December 02, 2013
The government has terminated the contract of Ludell Theophilus, who worked as a consultant in the Court Reporting Unit since 1999.
Last month, Theophilus reportedly received notice to vacate the Bay Street premises by December 31, nine months before her contract was set to expire on September 30, 2014. Government canceled the contract due to alleged breaches.
The move now raises questions about the future employment of the 22 court reporters who work for Theophilus' company, LET Consultancy, when the contract expires. The remaining 18 reporters work for the public service.

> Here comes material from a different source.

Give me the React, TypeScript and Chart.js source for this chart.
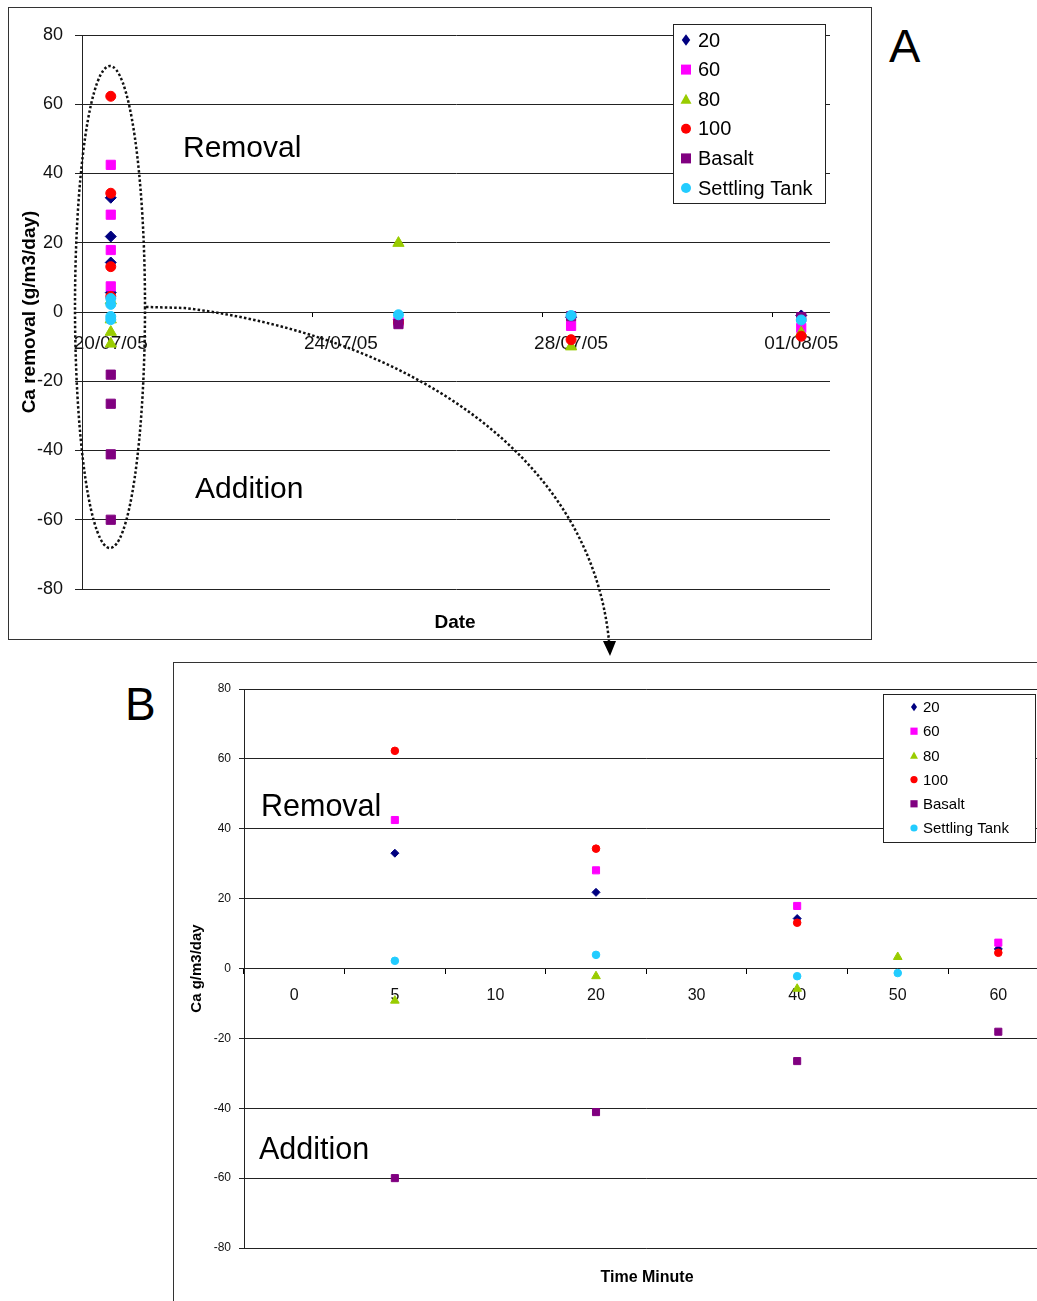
import React, { useEffect, useRef } from 'react';
import { Chart, registerables } from 'chart.js';

Chart.register(...registerables);

const FONT = "'Liberation Sans', Arial, Helvetica, sans-serif";
Chart.defaults.font.family = FONT;

// ---------- series definitions ----------
const seriesNames = ['20', '60', '80', '100', 'Basalt', 'Settling Tank'];
const seriesColors = ['#000080', '#FF00FF', '#99CC00', '#FF0000', '#800080', '#22CCFF'];
const seriesShapes = ['rectRot', 'rect', 'triangle', 'circle', 'rect', 'circle'];

// ---------- Chart B: minutes on 20/07/05 ----------
const minuteLabels = ['0', '5', '10', '20', '30', '40', '50', '60'];
const minutes20 = ['5', '20', '40', '60'];
const values20 = [33.0, 21.8, 14.3, 5.6];
const minutes60 = ['5', '20', '40', '60'];
const values60 = [42.5, 28.1, 17.9, 7.4];
const minutes80 = ['5', '20', '40', '50'];
const values80 = [-9.2, -2.2, -5.8, 3.3];
const minutes100 = ['5', '20', '40', '60'];
const values100 = [62.3, 34.3, 13.1, 4.5];
const minutesBasalt = ['5', '20', '40', '60'];
const valuesBasalt = [-60.0, -41.1, -26.5, -18.1];
const minutesSettling = ['5', '20', '40', '50'];
const valuesSettling = [2.2, 3.9, -2.2, -1.3];

// ---------- Chart A: dates ----------
const dateLabels = [
  '20/07/05', '21/07/05', '22/07/05', '23/07/05', '24/07/05', '25/07/05', '26/07/05',
  '27/07/05', '28/07/05', '29/07/05', '30/07/05', '31/07/05', '01/08/05',
];
const firstDate = '20/07/05';
const laterDates = ['25/07/05', '28/07/05', '01/08/05'];
const later20 = [-2.3, -1.5, -1.0];
const later60 = [-2.8, -4.0, -4.6];
const later80 = [19.9, -10.0, -6.0];
const later100 = [-3.0, -8.0, -7.0];
const laterBasalt = [-3.5, -1.2, -1.5];
const laterSettling = [-0.8, -1.0, -2.3];

const minuteSets = [minutes20, minutes60, minutes80, minutes100, minutesBasalt, minutesSettling];
const valueSets = [values20, values60, values80, values100, valuesBasalt, valuesSettling];
const laterSets = [later20, later60, later80, later100, laterBasalt, laterSettling];

const radiusA: Record<string, number> = { rectRot: 5.5, rect: 6.5, triangle: 6.5, circle: 5 };
const radiusB: Record<string, number> = { rectRot: 4, rect: 5, triangle: 5, circle: 3.8 };

function datasetsA() {
  return seriesNames.map((name, i) => ({
    label: name,
    data: valueSets[i]
      .map((v) => ({ x: firstDate, y: v }))
      .concat(laterDates.map((d, j) => ({ x: d, y: laterSets[i][j] }))),
    pointStyle: seriesShapes[i],
    pointRadius: radiusA[seriesShapes[i]],
    pointBackgroundColor: seriesColors[i],
    pointBorderColor: seriesColors[i],
    pointBorderWidth: 1,
    showLine: false,
    order: seriesNames.length - i,
  }));
}

function datasetsB() {
  return seriesNames.map((name, i) => ({
    label: name,
    data: minuteSets[i].map((m, j) => ({ x: m, y: valueSets[i][j] })),
    pointStyle: seriesShapes[i],
    pointRadius: radiusB[seriesShapes[i]],
    pointBackgroundColor: seriesColors[i],
    pointBorderColor: seriesColors[i],
    pointBorderWidth: 1,
    showLine: false,
    order: seriesNames.length - i,
  }));
}

function drawMarker(ctx: CanvasRenderingContext2D, shape: string, x: number, y: number, r: number, color: string) {
  ctx.beginPath();
  if (shape === 'circle') {
    ctx.arc(x, y, r, 0, Math.PI * 2);
  } else if (shape === 'rect') {
    ctx.rect(x - r, y - r, 2 * r, 2 * r);
  } else if (shape === 'rectRot') {
    ctx.moveTo(x, y - r * 1.15);
    ctx.lineTo(x + r * 0.85, y);
    ctx.lineTo(x, y + r * 1.15);
    ctx.lineTo(x - r * 0.85, y);
  } else {
    ctx.moveTo(x, y - r * 1.1);
    ctx.lineTo(x + r * 1.1, y + r * 0.9);
    ctx.lineTo(x - r * 1.1, y + r * 0.9);
  }
  ctx.closePath();
  ctx.fillStyle = color;
  ctx.fill();
}

const boxLegend = {
  id: 'boxLegend',
  afterDatasetsDraw(chart: any, _args: any, o: any) {
    const ctx: CanvasRenderingContext2D = chart.ctx;
    ctx.save();
    ctx.fillStyle = '#fff';
    ctx.fillRect(o.x, o.y, o.w, o.h);
    ctx.strokeStyle = '#222';
    ctx.lineWidth = 1;
    ctx.strokeRect(o.x + 0.5, o.y + 0.5, o.w, o.h);
    ctx.font = `${o.size}px ${FONT}`;
    ctx.textBaseline = 'middle';
    ctx.textAlign = 'left';
    chart.data.datasets.forEach((ds: any, i: number) => {
      const cy = o.y + o.firstRow + i * o.rowH;
      drawMarker(ctx, ds.pointStyle, o.x + o.markerX, cy, o.markerR, ds.pointBackgroundColor);
      ctx.fillStyle = '#000';
      ctx.fillText(ds.label, o.x + o.textX, cy + 1);
    });
    ctx.restore();
  },
};

function configA(): any {
  return {
    type: 'scatter',
    data: { labels: dateLabels, datasets: datasetsA() },
    options: {
      responsive: false,
      animation: false,
      layout: { padding: { left: 0, top: 28, right: 42, bottom: 51 } },
      plugins: {
        legend: { display: false },
        tooltip: { enabled: false },
        boxLegend: { x: 665, y: 17, w: 152, h: 179, firstRow: 16, rowH: 29.6, markerX: 13, textX: 25, size: 20, markerR: 5 },
      },
      scales: {
        x: {
          type: 'category',
          labels: dateLabels,
          position: { y: 0 },
          offset: true,
          grid: {
            offset: true,
            drawOnChartArea: false,
            drawTicks: true,
            tickLength: 5,
            color: (c: any) => (c.index % 4 === 0 ? '#000' : 'rgba(0,0,0,0)'),
          },
          border: { display: false },
          ticks: {
            autoSkip: false,
            maxRotation: 0,
            minRotation: 0,
            padding: 15.5,
            color: '#111',
            font: { family: FONT, size: 19 },
            callback: (_v: any, i: number) => (i % 4 === 0 ? dateLabels[i] : ''),
          },
        },
        y: {
          type: 'linear',
          min: -80,
          max: 80,
          afterFit: (s: any) => {
            s.width = 74;
          },
          ticks: { stepSize: 20, padding: 12, color: '#111', font: { family: FONT, size: 18 } },
          grid: { color: '#222', tickLength: 7, lineWidth: 1 },
          border: { color: '#222' },
          title: {
            display: true,
            text: 'Ca removal (g/m3/day)',
            color: '#000',
            font: { family: FONT, size: 19, weight: 'bold' },
            padding: { top: 10.6, bottom: 0 },
          },
        },
      },
    },
    plugins: [boxLegend],
  };
}

function configB(): any {
  return {
    type: 'scatter',
    data: { labels: minuteLabels, datasets: datasetsB() },
    options: {
      responsive: false,
      animation: false,
      layout: { padding: { left: 0, top: 27, right: 61.4, bottom: 74 } },
      plugins: {
        legend: { display: false },
        tooltip: { enabled: false },
        boxLegend: { x: 710, y: 32, w: 152, h: 148, firstRow: 13, rowH: 24.2, markerX: 31, textX: 40, size: 15, markerR: 3.6 },
      },
      scales: {
        x: {
          type: 'category',
          labels: minuteLabels,
          position: { y: 0 },
          offset: true,
          grid: { offset: true, drawOnChartArea: false, drawTicks: true, tickLength: 5, color: '#000' },
          border: { display: false },
          ticks: {
            autoSkip: false,
            maxRotation: 0,
            minRotation: 0,
            padding: 12.5,
            color: '#111',
            font: { family: FONT, size: 16 },
          },
        },
        y: {
          type: 'linear',
          min: -80,
          max: 80,
          afterFit: (s: any) => {
            s.width = 71;
          },
          ticks: { stepSize: 20, padding: 8, color: '#111', font: { family: FONT, size: 12 } },
          grid: { color: '#222', tickLength: 5, lineWidth: 1 },
          border: { color: '#222' },
          title: {
            display: true,
            text: 'Ca g/m3/day',
            color: '#000',
            font: { family: FONT, size: 15, weight: 'bold' },
            padding: { top: 15, bottom: 0 },
          },
        },
      },
    },
    plugins: [boxLegend],
  };
}

function ChartCanvas(props: { make: () => any; left: number; top: number; width: number; height: number }) {
  const ref = useRef<HTMLCanvasElement>(null);
  useEffect(() => {
    const chart = new Chart(ref.current as HTMLCanvasElement, props.make());
    return () => chart.destroy();
  }, []);
  return (
    <canvas
      ref={ref}
      width={props.width}
      height={props.height}
      style={{ position: 'absolute', left: props.left, top: props.top, width: props.width, height: props.height }}
    />
  );
}

const txt = (left: number, top: number, size: number, extra?: React.CSSProperties): React.CSSProperties => ({
  position: 'absolute',
  left,
  top,
  fontSize: size,
  lineHeight: 1,
  fontFamily: FONT,
  color: '#000',
  whiteSpace: 'nowrap',
  ...(extra || {}),
});

export default function App() {
  return (
    <div
      style={{
        position: 'absolute',
        left: 0,
        top: 0,
        width: 1037,
        height: 1301,
        overflow: 'hidden',
        background: '#fff',
      }}
    >
      <div style={{ position: 'absolute', left: 8, top: 7, width: 864, height: 633, border: '1px solid #333', boxSizing: 'border-box' }} />
      <div style={{ position: 'absolute', left: 173, top: 662, width: 950, height: 720, border: '1px solid #333', boxSizing: 'border-box' }} />
      <ChartCanvas make={configA} left={8} top={7} width={864} height={633} />
      <ChartCanvas make={configB} left={173} top={662} width={937} height={660} />
      <div style={txt(455, 612, 19, { fontWeight: 'bold', transform: 'translateX(-50%)' })}>Date</div>
      <div style={txt(647, 1269, 16, { fontWeight: 'bold', transform: 'translateX(-50%)' })}>Time Minute</div>
      <div style={txt(889, 22, 47)}>A</div>
      <div style={txt(125, 681, 46)}>B</div>
      <div style={txt(183, 132, 30)}>Removal</div>
      <div style={txt(195, 473, 30)}>Addition</div>
      <div style={txt(261, 790, 30.5)}>Removal</div>
      <div style={txt(259, 1133, 30.5)}>Addition</div>
      <svg
        width={1037}
        height={1301}
        style={{ position: 'absolute', left: 0, top: 0, pointerEvents: 'none' }}
      >
        <ellipse cx={110} cy={307} rx={35} ry={241} fill="none" stroke="#111" strokeWidth={2.5} strokeDasharray="2.5 2.2" />
        <path d="M146 307 L185 308 C 400 335, 590 450, 609 641" fill="none" stroke="#111" strokeWidth={2.5} strokeDasharray="2.5 2.2" />
        <polygon points="603,641 616,641 610,656" fill="#000" />
      </svg>
    </div>
  );
}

Bahamas Public Services Union (BPSU) President John Pinder told The Nassau Guardian yesterday that he is working to ensure that the private court reporters transition to the public service before the end of the year so there are no disruptions in the court.
Pinder said that reporters provide an essential service. He said more workers are needed for the new courts set to come on stream next year.
Privately contracted workers carried out industrial action in September over unpaid wages and the uncertainty of their careers.
The pay issues were resolved but the workers voiced concern about their future when Theophilus' contract comes to an end.
Theophilus, the first Bahamian to qualify as a court reporter, managed the public services reporters and her staff until this year.
That arrangement ended in January 2013 when Enith Darling was appointed as acting director of Court Reporting Services. Royanne Morrison and Judith Clare were appointed acting deputy directors.
However, they have not been paid for their services. Pinder said Attorney General Allyson Maynard-Gibson has assured him those pay issues will soon be rectified.